I also just want to say this, because I think it is important. I do not want to have a Second Reading debate again but the noble Lords, Lord Kerr and Lord Beamish, and others have made this point: the Government, whatever the rights and wrongs, are trying to bring stability. The noble Lord, Lord Hannan, disagrees with the treaty, and it is fair for him to make that point, but the Government’s point of view is that we are trying to bring stability and certainty to an uncertain situation. The noble Lord disagrees with that, as do a number of noble Lords, including the noble Lord, Lord Callanan. But that is the Government’s view. The Government’s view, in answer to the challenge the noble Lord raised, is that we are changing it because we are trying to bring certainty to an uncertain situation. We believe we have done that, and we have made certain that we have secured one of the most important military bases—if not the most important military base—for ourselves and the United States. The noble Lord does not accept that or agree with that, but that is the alternative proposition the Government are making.

It is really important, therefore, to say, in answer to the points made by the noble Lords, Lord Morrow and Lord Weir, and others, that we would not have gone forward with this were it not for the fact that the Americans support it. The noble Lord, Lord Kerr, is right. We can say, “Well, the Americans said this” or “The Americans said that”. I am going to quote this, because I think it is really important. The US Secretary of State, Marco Rubio, said that

“the United States welcomed the historic agreement between the United Kingdom and the Republic of Mauritius on the future of … the Chagos Archipelago … this agreement secures the long-term, stable and effective operation of the joint US-UK military facility at Diego Garcia. This is a critical asset for regional and global security … We value both parties’ dedication. The US looks forward to our continued joint work to ensure the success of our shared operations”.

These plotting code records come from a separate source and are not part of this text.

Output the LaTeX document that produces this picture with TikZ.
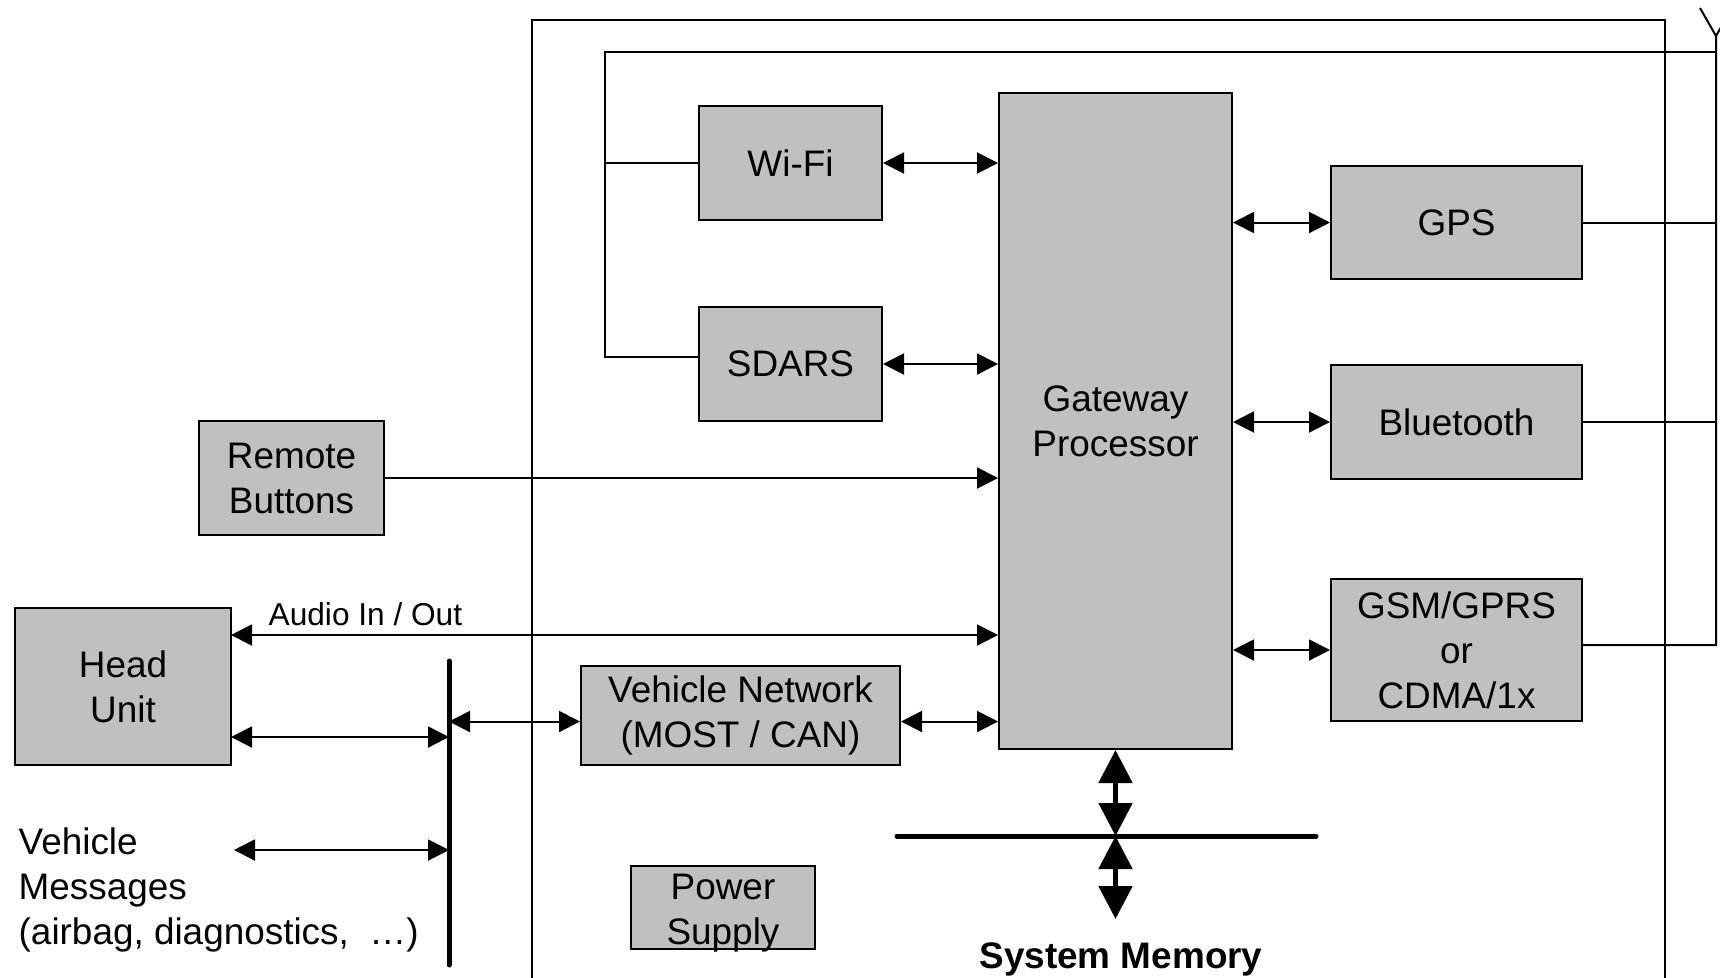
\documentclass[tikz,border=0pt]{standalone}
\usepackage{fontspec}
\setmainfont{Liberation Sans}
\usepackage{tikz}
\usetikzlibrary{arrows.meta}
\definecolor{boxgray}{RGB}{192,192,192}

\begin{document}
\begin{tikzpicture}[x=0.1mm, y=-0.1mm,
    box/.style={draw, fill=boxgray, line width=0.2mm, align=center, inner sep=0pt, font=\fontsize{10.5}{12.8}\selectfont},
    wire/.style={line width=0.2mm},
    arr/.style={line width=0.2mm, {Triangle[length=2.1mm,width=2.1mm]}-{Triangle[length=2.1mm,width=2.1mm]}},
    bigarr/.style={line width=0.5mm, {Triangle[length=3.3mm,width=3.3mm]}-{Triangle[length=3.3mm,width=3.3mm]}},
    busline/.style={line width=0.5mm, line cap=round},
    lbl/.style={inner sep=0pt, font=\fontsize{10.5}{12.8}\selectfont}]

    \clip (0,0) rectangle (1720,977);

    % enclosure
    \draw[wire] (532,1000) -- (532,20) -- (1665,20) -- (1665,1000);

    \node[box, minimum width=18.3mm, minimum height=11.4mm] (wifi) at (790.5,163) {Wi-Fi};
    \node[box, minimum width=18.3mm, minimum height=11.4mm] (sdars) at (790.5,364) {SDARS};
    \node[box, minimum width=23.3mm, minimum height=65.6mm] (gw) at (1115.5,421) {Gateway\\Processor};
    \node[box, minimum width=25.1mm, minimum height=11.3mm] (gps) at (1456.5,222.5) {GPS};
    \node[box, minimum width=25.1mm, minimum height=11.4mm] (bt) at (1456.5,422) {Bluetooth};
    \node[box, minimum width=25.1mm, minimum height=14.2mm] (gsm) at (1456.5,650) {GSM/GPRS\\or\\CDMA/1x};
    \node[box, minimum width=18.5mm, minimum height=11.4mm] (remote) at (291.5,478) {Remote\\Buttons};
    \node[box, minimum width=21.6mm, minimum height=15.7mm] (head) at (123,686.5) {Head\\Unit};
    \node[box, minimum width=31.9mm, minimum height=9.9mm] (vn) at (740.5,715.5) {Vehicle Network\\(MOST / CAN)};
    \node[box, minimum width=18.4mm, minimum height=8.3mm] (power) at (723,907.5) {\raisebox{-0.6mm}[\height][\depth]{Power}\\\raisebox{-0.6mm}[\height][\depth]{Supply}};

    \node[lbl, anchor=north west, align=left] (vmsg) at (18,827) {Vehicle\\Messages\\(airbag, diagnostics,~~…)};
    \node[lbl, anchor=base west, font=\fontsize{9}{11}\selectfont] (audiolbl) at (268,625) {Audio In / Out};
    \node[lbl, anchor=base, font=\fontsize{10.5}{12.8}\selectfont\bfseries] (memlbl) at (1121,968) {System Memory};

    % antenna wiring
    \coordinate (wtop) at (605,52);
    \coordinate (antT) at (1716,36);
    \coordinate (antL) at (1700,8);
    \coordinate (antR) at (1732,8);
    \path ([yshift=0.7mm]sdars.west) coordinate (sdw);
    \path ([yshift=0.5mm]gsm.east) coordinate (gsme);
    \draw[wire] (antT |- wtop) -- (wtop) |- (sdw);
    \draw[wire] (wtop |- wifi.west) -- (wifi.west);
    \draw[wire] (gsme) -| (antT) -- (antL);
    \draw[wire] (antT) -- (antR);
    \draw[wire] (gps.east) -- (gps.east -| antT);
    \draw[wire] (bt.east) -- (bt.east -| antT);

    \draw[arr] (wifi.east) -- (wifi.east -| gw.west);
    \draw[arr] (sdars.east) -- (sdars.east -| gw.west);
    \draw[wire, -{Triangle[length=2.1mm,width=2.1mm]}] (remote.east) -- (remote.east -| gw.west);
    \draw[arr] (gw.east |- gps.west) -- (gps.west);
    \draw[arr] (gw.east |- bt.west) -- (bt.west);
    \draw[arr] (gw.east |- gsm.west) -- (gsm.west);

    % vehicle bus
    \coordinate (busT) at (449,661);
    \coordinate (busB) at (449,965);
    \coordinate (audio) at (231,635);
    \coordinate (hu) at (231,737);
    \coordinate (vm) at (234,850);
    \path ([yshift=-0.6mm]vn.west) coordinate (vnw);
    \path ([yshift=-0.6mm]vn.east) coordinate (vne);
    \draw[busline] (busT) -- (busB);
    \draw[arr] (audio) -- (audio -| gw.west);
    \draw[arr] (hu) -- (hu -| busT);
    \draw[arr] (vm) -- (vm -| busT);
    \draw[arr] (vnw -| busT) -- (vnw);
    \draw[arr] (vne) -- (vne -| gw.west);

    % memory bus
    \coordinate (memL) at (897,836);
    \coordinate (memR) at (1316,836);
    \coordinate (memT) at (1117,919);
    \draw[busline] (memL) -- (memR);
    \draw[bigarr] (gw.south) -- (gw.south |- memL);
    \draw[bigarr] (gw.south |- memL) -- (gw.south |- memT);
\end{tikzpicture}
\end{document}
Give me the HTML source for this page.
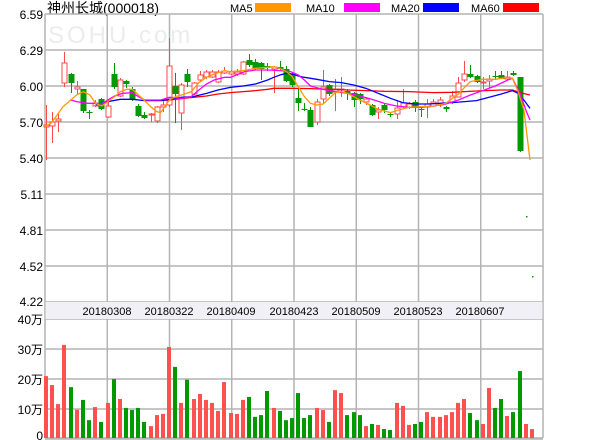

That does not mean, as the noble Baroness, Lady Goldie, supported by the noble Lords, Lord Kerr and Lord Ahmad, and many others, said, there are not challenges to that and what it actually means in practice. But it is a pretty fundamental starting point for the UK Government to be able to directly quote US Secretary of State Rubio saying that the US supports what this Government are doing and taking forward. I lay that on the table as the context for trying to answer some of the points and considerations that have been made.

Some of the points and comments—I say to the noble Lords, Lord Morrow, Lord Weir and others, and even to an extent to the noble Baroness, Lady Hoey—are perhaps better dealt with in some of the other groups, particularly on the rights of the Chagossians. My noble friend Lady Chapman has answered on this at great length and will continue to do so as we move forward. That context is really important for the debate and the discussion we are having.

I will try to deal with some of the amendments. It will take a little while and I hope that noble Lords will bear with me. Amendment 18 from the noble Lord, Lord Callanan, seeks to prevent the presence of non-UK and non-US civilian personnel in the Chagos Archipelago. The treaty gives the UK control over these matters. The security provisions were, as I have said, designed and tested at the highest level of the US security establishment, which supported us in proceeding with the deal.

On Amendment 34 from the noble Baroness, Lady Goldie, let me be clear: the entire treaty is designed to preserve the UK’s ability to take the necessary steps to preserve the long-term, secure and effective operation of the base. Article 3(2)(c) states clearly that the UK has

“the full responsibility for the defence and security of Diego Garcia”.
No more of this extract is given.